INSTRUCTIONS FOR THE TASK: Reproduce every record exactly as it appears, but not the pictures.

[Charts and diagrams as code]
[START]

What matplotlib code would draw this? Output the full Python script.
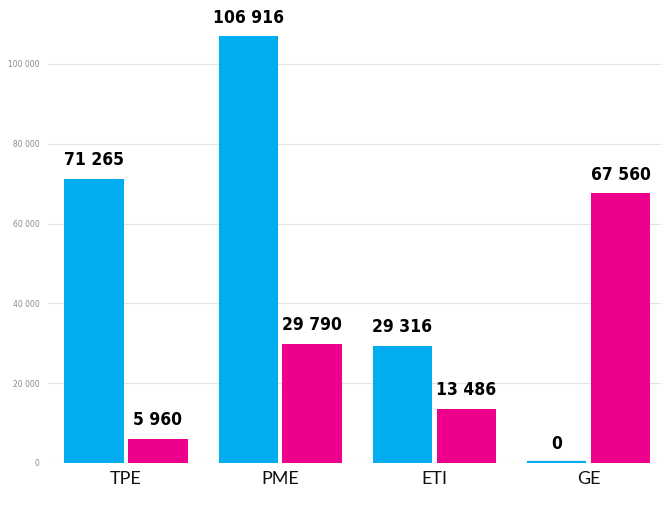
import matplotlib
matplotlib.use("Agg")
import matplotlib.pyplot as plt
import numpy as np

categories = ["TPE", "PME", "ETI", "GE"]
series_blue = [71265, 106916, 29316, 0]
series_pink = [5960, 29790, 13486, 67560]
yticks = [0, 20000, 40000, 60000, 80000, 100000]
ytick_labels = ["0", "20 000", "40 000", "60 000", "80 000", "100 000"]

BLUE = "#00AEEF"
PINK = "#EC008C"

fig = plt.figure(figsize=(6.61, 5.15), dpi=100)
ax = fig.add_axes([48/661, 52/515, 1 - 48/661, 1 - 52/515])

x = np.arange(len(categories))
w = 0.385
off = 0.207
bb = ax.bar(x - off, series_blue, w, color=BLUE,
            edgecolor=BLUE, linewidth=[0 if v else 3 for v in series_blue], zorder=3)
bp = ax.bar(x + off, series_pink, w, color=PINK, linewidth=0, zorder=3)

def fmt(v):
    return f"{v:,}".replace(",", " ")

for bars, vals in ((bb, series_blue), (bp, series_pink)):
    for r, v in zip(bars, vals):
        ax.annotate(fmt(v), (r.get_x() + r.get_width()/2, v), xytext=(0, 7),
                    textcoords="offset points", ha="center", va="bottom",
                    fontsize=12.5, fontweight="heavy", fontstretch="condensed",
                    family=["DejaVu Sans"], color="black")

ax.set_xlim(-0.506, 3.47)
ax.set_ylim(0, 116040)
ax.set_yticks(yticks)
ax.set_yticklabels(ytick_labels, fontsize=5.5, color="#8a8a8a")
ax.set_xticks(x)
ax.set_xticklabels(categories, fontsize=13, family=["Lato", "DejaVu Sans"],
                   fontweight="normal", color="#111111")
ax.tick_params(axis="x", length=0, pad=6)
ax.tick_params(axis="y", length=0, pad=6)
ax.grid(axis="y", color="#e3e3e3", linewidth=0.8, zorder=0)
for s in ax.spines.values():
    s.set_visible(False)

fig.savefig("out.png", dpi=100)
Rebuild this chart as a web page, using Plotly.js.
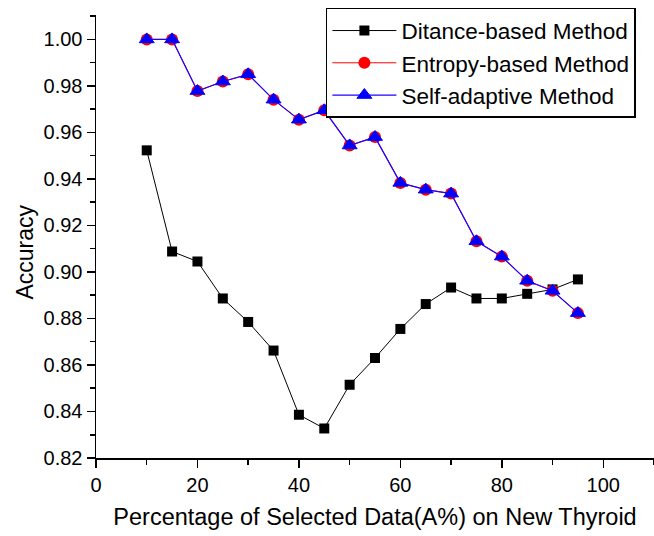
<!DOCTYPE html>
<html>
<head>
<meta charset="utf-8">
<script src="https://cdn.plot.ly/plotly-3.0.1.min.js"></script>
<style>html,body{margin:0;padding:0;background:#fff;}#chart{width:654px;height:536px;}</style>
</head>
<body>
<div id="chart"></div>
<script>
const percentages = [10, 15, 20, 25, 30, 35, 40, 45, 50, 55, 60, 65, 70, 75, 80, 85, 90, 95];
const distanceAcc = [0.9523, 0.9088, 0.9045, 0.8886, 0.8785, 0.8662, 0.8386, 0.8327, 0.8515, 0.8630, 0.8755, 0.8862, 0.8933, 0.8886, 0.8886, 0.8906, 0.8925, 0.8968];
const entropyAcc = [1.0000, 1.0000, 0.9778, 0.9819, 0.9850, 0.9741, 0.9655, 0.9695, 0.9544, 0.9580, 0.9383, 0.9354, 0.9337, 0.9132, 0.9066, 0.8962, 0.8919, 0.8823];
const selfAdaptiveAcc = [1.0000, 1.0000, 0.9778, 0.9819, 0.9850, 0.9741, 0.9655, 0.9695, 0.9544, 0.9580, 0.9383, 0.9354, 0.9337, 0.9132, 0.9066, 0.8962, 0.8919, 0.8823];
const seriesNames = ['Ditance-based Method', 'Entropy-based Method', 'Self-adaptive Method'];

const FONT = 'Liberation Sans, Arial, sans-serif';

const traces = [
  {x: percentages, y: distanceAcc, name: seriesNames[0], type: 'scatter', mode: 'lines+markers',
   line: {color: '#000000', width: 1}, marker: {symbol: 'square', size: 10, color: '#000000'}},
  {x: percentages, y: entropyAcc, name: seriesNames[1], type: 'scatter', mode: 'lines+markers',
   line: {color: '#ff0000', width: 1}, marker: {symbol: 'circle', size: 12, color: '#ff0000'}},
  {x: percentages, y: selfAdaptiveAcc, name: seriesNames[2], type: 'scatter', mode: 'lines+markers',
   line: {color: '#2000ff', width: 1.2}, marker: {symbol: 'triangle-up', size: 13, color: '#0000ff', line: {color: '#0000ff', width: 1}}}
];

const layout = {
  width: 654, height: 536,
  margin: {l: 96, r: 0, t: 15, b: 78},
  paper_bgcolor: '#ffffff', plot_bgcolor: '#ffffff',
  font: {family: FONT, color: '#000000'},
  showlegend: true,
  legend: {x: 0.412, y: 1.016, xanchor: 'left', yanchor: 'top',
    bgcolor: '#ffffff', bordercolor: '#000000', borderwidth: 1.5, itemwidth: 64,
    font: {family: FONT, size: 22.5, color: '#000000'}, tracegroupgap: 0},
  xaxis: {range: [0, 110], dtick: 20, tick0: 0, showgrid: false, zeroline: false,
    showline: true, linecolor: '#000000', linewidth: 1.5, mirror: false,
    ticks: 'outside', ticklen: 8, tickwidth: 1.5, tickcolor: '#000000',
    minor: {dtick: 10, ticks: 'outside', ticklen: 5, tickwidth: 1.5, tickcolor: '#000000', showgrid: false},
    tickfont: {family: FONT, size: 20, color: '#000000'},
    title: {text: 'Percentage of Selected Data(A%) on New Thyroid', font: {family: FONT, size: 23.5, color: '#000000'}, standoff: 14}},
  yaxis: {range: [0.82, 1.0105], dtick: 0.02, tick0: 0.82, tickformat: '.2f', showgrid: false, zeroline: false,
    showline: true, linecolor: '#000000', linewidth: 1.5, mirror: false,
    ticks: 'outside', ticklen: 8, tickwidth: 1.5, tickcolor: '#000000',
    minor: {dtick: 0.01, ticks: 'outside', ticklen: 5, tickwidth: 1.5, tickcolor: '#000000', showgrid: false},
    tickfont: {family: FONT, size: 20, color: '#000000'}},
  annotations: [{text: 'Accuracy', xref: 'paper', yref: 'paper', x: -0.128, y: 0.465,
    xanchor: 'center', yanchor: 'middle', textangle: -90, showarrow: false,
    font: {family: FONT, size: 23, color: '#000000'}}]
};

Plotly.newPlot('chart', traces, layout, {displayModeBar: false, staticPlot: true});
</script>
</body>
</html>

[END]

TASK OUTPUT:
What matplotlib code would draw this? Output the full Python script.
import matplotlib
matplotlib.use("Agg")
import matplotlib.pyplot as plt
import numpy as np

categories = ["TPE", "PME", "ETI", "GE"]
series_blue = [71265, 106916, 29316, 0]
series_pink = [5960, 29790, 13486, 67560]
yticks = [0, 20000, 40000, 60000, 80000, 100000]
ytick_labels = ["0", "20 000", "40 000", "60 000", "80 000", "100 000"]

BLUE = "#00AEEF"
PINK = "#EC008C"

fig = plt.figure(figsize=(6.61, 5.15), dpi=100)
ax = fig.add_axes([48/661, 52/515, 1 - 48/661, 1 - 52/515])

x = np.arange(len(categories))
w = 0.385
off = 0.207
bb = ax.bar(x - off, series_blue, w, color=BLUE,
            edgecolor=BLUE, linewidth=[0 if v else 3 for v in series_blue], zorder=3)
bp = ax.bar(x + off, series_pink, w, color=PINK, linewidth=0, zorder=3)

def fmt(v):
    return f"{v:,}".replace(",", " ")

for bars, vals in ((bb, series_blue), (bp, series_pink)):
    for r, v in zip(bars, vals):
        ax.annotate(fmt(v), (r.get_x() + r.get_width()/2, v), xytext=(0, 7),
                    textcoords="offset points", ha="center", va="bottom",
                    fontsize=12.5, fontweight="heavy", fontstretch="condensed",
                    family=["DejaVu Sans"], color="black")

ax.set_xlim(-0.506, 3.47)
ax.set_ylim(0, 116040)
ax.set_yticks(yticks)
ax.set_yticklabels(ytick_labels, fontsize=5.5, color="#8a8a8a")
ax.set_xticks(x)
ax.set_xticklabels(categories, fontsize=13, family=["Lato", "DejaVu Sans"],
                   fontweight="normal", color="#111111")
ax.tick_params(axis="x", length=0, pad=6)
ax.tick_params(axis="y", length=0, pad=6)
ax.grid(axis="y", color="#e3e3e3", linewidth=0.8, zorder=0)
for s in ax.spines.values():
    s.set_visible(False)

fig.savefig("out.png", dpi=100)
Rebuild this chart as a web page, using Plotly.js.
<!DOCTYPE html>
<html>
<head>
<meta charset="utf-8">
<script src="https://cdn.plot.ly/plotly-3.0.1.min.js"></script>
<style>html,body{margin:0;padding:0;background:#fff;}#chart{width:654px;height:536px;}</style>
</head>
<body>
<div id="chart"></div>
<script>
const percentages = [10, 15, 20, 25, 30, 35, 40, 45, 50, 55, 60, 65, 70, 75, 80, 85, 90, 95];
const distanceAcc = [0.9523, 0.9088, 0.9045, 0.8886, 0.8785, 0.8662, 0.8386, 0.8327, 0.8515, 0.8630, 0.8755, 0.8862, 0.8933, 0.8886, 0.8886, 0.8906, 0.8925, 0.8968];
const entropyAcc = [1.0000, 1.0000, 0.9778, 0.9819, 0.9850, 0.9741, 0.9655, 0.9695, 0.9544, 0.9580, 0.9383, 0.9354, 0.9337, 0.9132, 0.9066, 0.8962, 0.8919, 0.8823];
const selfAdaptiveAcc = [1.0000, 1.0000, 0.9778, 0.9819, 0.9850, 0.9741, 0.9655, 0.9695, 0.9544, 0.9580, 0.9383, 0.9354, 0.9337, 0.9132, 0.9066, 0.8962, 0.8919, 0.8823];
const seriesNames = ['Ditance-based Method', 'Entropy-based Method', 'Self-adaptive Method'];

const FONT = 'Liberation Sans, Arial, sans-serif';

const traces = [
  {x: percentages, y: distanceAcc, name: seriesNames[0], type: 'scatter', mode: 'lines+markers',
   line: {color: '#000000', width: 1}, marker: {symbol: 'square', size: 10, color: '#000000'}},
  {x: percentages, y: entropyAcc, name: seriesNames[1], type: 'scatter', mode: 'lines+markers',
   line: {color: '#ff0000', width: 1}, marker: {symbol: 'circle', size: 12, color: '#ff0000'}},
  {x: percentages, y: selfAdaptiveAcc, name: seriesNames[2], type: 'scatter', mode: 'lines+markers',
   line: {color: '#2000ff', width: 1.2}, marker: {symbol: 'triangle-up', size: 13, color: '#0000ff', line: {color: '#0000ff', width: 1}}}
];

const layout = {
  width: 654, height: 536,
  margin: {l: 96, r: 0, t: 15, b: 78},
  paper_bgcolor: '#ffffff', plot_bgcolor: '#ffffff',
  font: {family: FONT, color: '#000000'},
  showlegend: true,
  legend: {x: 0.412, y: 1.016, xanchor: 'left', yanchor: 'top',
    bgcolor: '#ffffff', bordercolor: '#000000', borderwidth: 1.5, itemwidth: 64,
    font: {family: FONT, size: 22.5, color: '#000000'}, tracegroupgap: 0},
  xaxis: {range: [0, 110], dtick: 20, tick0: 0, showgrid: false, zeroline: false,
    showline: true, linecolor: '#000000', linewidth: 1.5, mirror: false,
    ticks: 'outside', ticklen: 8, tickwidth: 1.5, tickcolor: '#000000',
    minor: {dtick: 10, ticks: 'outside', ticklen: 5, tickwidth: 1.5, tickcolor: '#000000', showgrid: false},
    tickfont: {family: FONT, size: 20, color: '#000000'},
    title: {text: 'Percentage of Selected Data(A%) on New Thyroid', font: {family: FONT, size: 23.5, color: '#000000'}, standoff: 14}},
  yaxis: {range: [0.82, 1.0105], dtick: 0.02, tick0: 0.82, tickformat: '.2f', showgrid: false, zeroline: false,
    showline: true, linecolor: '#000000', linewidth: 1.5, mirror: false,
    ticks: 'outside', ticklen: 8, tickwidth: 1.5, tickcolor: '#000000',
    minor: {dtick: 0.01, ticks: 'outside', ticklen: 5, tickwidth: 1.5, tickcolor: '#000000', showgrid: false},
    tickfont: {family: FONT, size: 20, color: '#000000'}},
  annotations: [{text: 'Accuracy', xref: 'paper', yref: 'paper', x: -0.128, y: 0.465,
    xanchor: 'center', yanchor: 'middle', textangle: -90, showarrow: false,
    font: {family: FONT, size: 23, color: '#000000'}}]
};

Plotly.newPlot('chart', traces, layout, {displayModeBar: false, staticPlot: true});
</script>
</body>
</html>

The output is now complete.